The alternative narrative is no more preferable: If the White House knew little or nothing about NSA surveillance practices, it appears a flailing puppet, unable to rein in the hegemonic hoarding tendencies of its spy agency. And indeed, if this narrative is closer to the truth, then the White House owes a great debt to Edward Snowden, without whose whistle-blowing administration officials and lawmakers may have remained in the dark about many controversial NSA surveillance operations. Indeed, as the New York Times noted, some Congressional intelligence committee members have admitted first discovering certain NSA practices through media reports on Snowden's leaks:

Even on the House Intelligence Committee, members sparred over what they had been told by the intelligence agencies about eavesdropping on foreign leaders. Representative Adam B. Schiff, a California Democrat and a senior member of the committee, said that he had first learned about the practice after the recent news media reports.

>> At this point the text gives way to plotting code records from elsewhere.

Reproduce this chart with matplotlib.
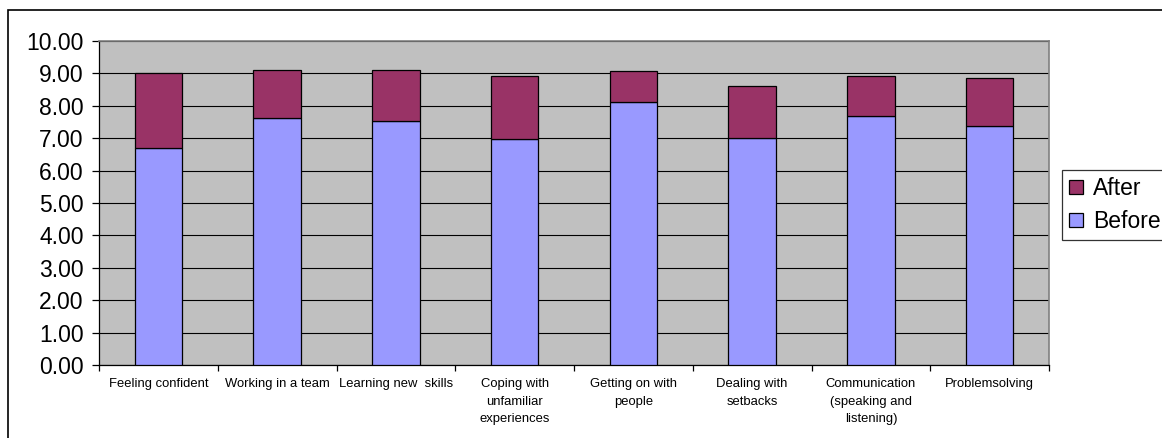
import numpy as np
import matplotlib
matplotlib.use("Agg")
import matplotlib.pyplot as plt
from matplotlib.patches import Rectangle, Patch

plt.rcParams["font.family"] = ["Liberation Sans", "DejaVu Sans"]

categories = ["Feeling confident", "Working in a team", "Learning new  skills",
              "Coping with\nunfamiliar\nexperiences", "Getting on with\npeople",
              "Dealing with\nsetbacks", "Communication\n(speaking and\nlistening)",
              "Problemsolving"]
before = [6.70, 7.63, 7.53, 6.96, 8.12, 7.00, 7.68, 7.39]
after = [2.31, 1.49, 1.59, 1.97, 0.96, 1.62, 1.25, 1.47]   # stacked on top of "before"
yticks = np.arange(0, 10.01, 1.0)

BEFORE = "#9999FF"; AFTER = "#993366"; BG = "#C0C0C0"

W, H = 1162, 438
fig = plt.figure(figsize=(W / 100, H / 100), dpi=100)
# outer chart frame (only top/left visible, rest falls outside the picture)
fig.patches.append(Rectangle((7.5 / W, -0.1), 1.2, 1 - 10 / H + 0.1, transform=fig.transFigure,
                             fill=False, ec="black", lw=1.2))

ax = fig.add_axes([99 / W, 1 - 365 / H, (1049 - 99) / W, (365 - 41) / H])
ax.set_facecolor(BG)
x = np.arange(len(categories))
ax.bar(x, before, 0.4, color=BEFORE, edgecolor="black", lw=0.9, zorder=3, label="Before")
ax.bar(x, after, 0.4, bottom=before, color=AFTER, edgecolor="black", lw=0.9, zorder=3, label="After")

ax.set_xlim(-0.5, len(categories) - 0.5)
ax.set_ylim(0, 10)
ax.set_yticks(yticks)
ax.set_yticklabels([f"{v:.2f}" for v in yticks], fontsize=16.5)
ax.yaxis.grid(True, color="black", lw=0.8, zorder=1)
ax.set_axisbelow(True)

# category labels between separator ticks
ax.set_xticks(np.arange(len(categories) + 1) - 0.5)
ax.set_xticklabels([])
for i, c in enumerate(categories):
    ax.text(i, -0.40, c, ha="center", va="top", fontsize=9.4, linespacing=1.62,
            transform=ax.transData)
ax.tick_params(axis="x", direction="out", length=4, width=0.9)
ax.tick_params(axis="y", direction="out", length=5, width=0.9, pad=6)

for s in ["top", "right"]:
    ax.spines[s].set_color("#808080"); ax.spines[s].set_linewidth(1.2)
for s in ["left", "bottom"]:
    ax.spines[s].set_color("black"); ax.spines[s].set_linewidth(0.9)

handles = [Patch(fc=AFTER, ec="black", lw=0.9), Patch(fc=BEFORE, ec="black", lw=0.9)]
leg = fig.legend(handles, ["After", "Before"], loc="upper left",
                 bbox_to_anchor=(1062 / W, 1 - 170 / H), fontsize=16.5, frameon=True,
                 fancybox=False, edgecolor="black", handlelength=0.6, handleheight=0.6,
                 handletextpad=0.45, borderpad=0.3, labelspacing=0.45, borderaxespad=0)
leg.get_frame().set_linewidth(0.9)

fig.savefig("out.png", dpi=100)
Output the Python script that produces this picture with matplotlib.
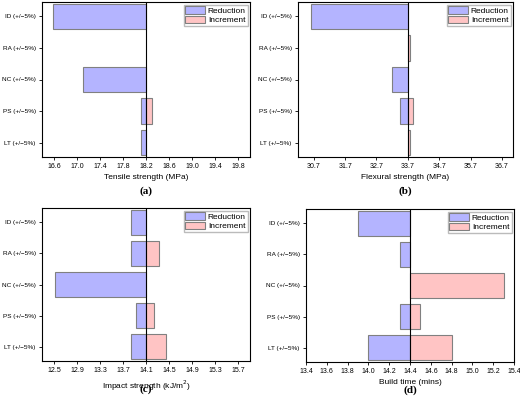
import numpy as np
import matplotlib.pyplot as plt

cats = ['ID (+/\u22125%)', 'RA (+/\u22125%)', 'NC (+/\u22125%)', 'PS (+/\u22125%)', 'LT (+/\u22125%)']

# panel a - tensile strength
ts_base = 18.2
ts_red = [16.58, np.nan, 17.1, 18.11, 18.11]
ts_inc = [np.nan, np.nan, np.nan, 18.3, np.nan]
ts_ticks = [16.6, 17.0, 17.4, 17.8, 18.2, 18.6, 19.0, 19.4, 19.8]

# panel b - flexural strength
fs_base = 33.7
fs_red = [30.6, np.nan, 33.2, 33.45, np.nan]
fs_inc = [np.nan, 33.77, np.nan, 33.85, 33.77]
fs_ticks = [30.7, 31.7, 32.7, 33.7, 34.7, 35.7, 36.7]

# panel c - impact strength
im_base = 14.1
im_red = [13.84, 13.84, 12.52, 13.93, 13.84]
im_inc = [np.nan, 14.32, np.nan, 14.24, 14.44]
im_ticks = [12.5, 12.9, 13.3, 13.7, 14.1, 14.5, 14.9, 15.3, 15.7]

# panel d - build time
bt_base = 14.4
bt_red = [13.9, 14.3, np.nan, 14.3, 14.0]
bt_inc = [np.nan, np.nan, 15.3, 14.5, 14.8]
bt_ticks = [13.4, 13.6, 13.8, 14.0, 14.2, 14.4, 14.6, 14.8, 15.0, 15.2, 15.4]

blue = '#b4b4ff'
red = '#ffc4c4'
edge = '#808080'

fig = plt.figure(figsize=(5.2, 4.03), dpi=100)
plt.rcParams['font.family'] = 'Liberation Sans'

def panel(rect, base, red_v, inc_v, ticks, xlim, xlabel, tag, tag_y):
    ax = fig.add_axes(rect)
    y = np.arange(len(cats))
    rv = np.array(red_v, dtype=float)
    iv = np.array(inc_v, dtype=float)
    ax.barh(y, rv - base, left=base, height=0.8, color=blue, edgecolor=edge, linewidth=0.8, label='Reduction')
    ax.barh(y, iv - base, left=base, height=0.8, color=red, edgecolor=edge, linewidth=0.8, label='Increment')
    ax.axvline(base, color='black', linewidth=0.8)
    ax.set_ylim(len(cats) - 0.55, -0.45)
    ax.set_xlim(*xlim)
    ax.set_yticks(y)
    ax.set_yticklabels(cats, fontsize=4.6)
    ax.set_xticks(ticks)
    ax.set_xticklabels([f'{t:.1f}' for t in ticks], fontsize=5)
    ax.tick_params(length=2.5, width=0.6, pad=2)
    for s in ax.spines.values():
        s.set_linewidth(0.8)
    ax.set_xlabel(xlabel, fontsize=6, labelpad=3)
    ax.legend(loc='upper right', fontsize=6, frameon=True, fancybox=False, edgecolor='#aaaaaa',
              borderpad=0.2, handlelength=2.3, handleheight=1.0, labelspacing=0.1, borderaxespad=0.3,
              handletextpad=0.4)
    ax.text(0.5, tag_y, tag, transform=ax.transAxes, ha='center', va='top', fontsize=8,
            fontweight='bold', family='Liberation Serif')
    return ax

panel([42/520, 1 - 157/403, 208/520, 155/403], ts_base, ts_red, ts_inc, ts_ticks, (16.39, 20.0),
      'Tensile strength (MPa)', '(a)', -0.19)
panel([298/520, 1 - 157/403, 215/520, 155/403], fs_base, fs_red, fs_inc, fs_ticks, (30.2, 37.05),
      'Flexural strength (MPa)', '(b)', -0.19)
panel([42/520, 1 - 361/403, 208/520, 153/403], im_base, im_red, im_inc, im_ticks, (12.29, 15.9),
      'Impact strength (kJ/m$^2$)', '(c)', -0.15)
panel([306/520, 1 - 362/403, 208/520, 153/403], bt_base, bt_red, bt_inc, bt_ticks, (13.4, 15.4),
      'Build time (mins)', '(d)', -0.15)

fig.savefig('out.png', dpi=100)
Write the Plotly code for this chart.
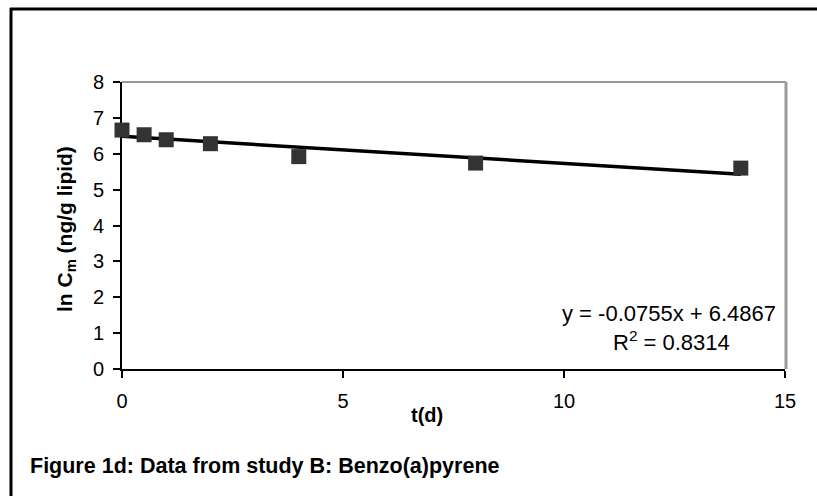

The issue of who knew what about NSA spycraft sheds important light on the operations of government, highlighting the divisions and confusions inherent in an operation as totalizing, vast and complex as upholding a surveillance state. As Clapper noted, it's "a huge enterprise." The intelligence chief's comment, that top administration officials and lawmakers had enough "general" information about NSA practices is reflective of a broader pattern. We only have, at this point "general" information about who knows what about the NSA's surveillance. To borrow a Rumsfeld-ism, with many Snowden leaks reportedly still to come, the public is faced with a set of known unknowns and unknown unknowns regarding the surveillance state. Thanks to Snowden we now know about sprawling, invasive NSA spycraft; we don't know how much more we will find out in the coming months -- a nail-biting prospect, no doubt, for the White House P.R. machine, scrambling and spluttering in the wake of an ever-expanding scandal.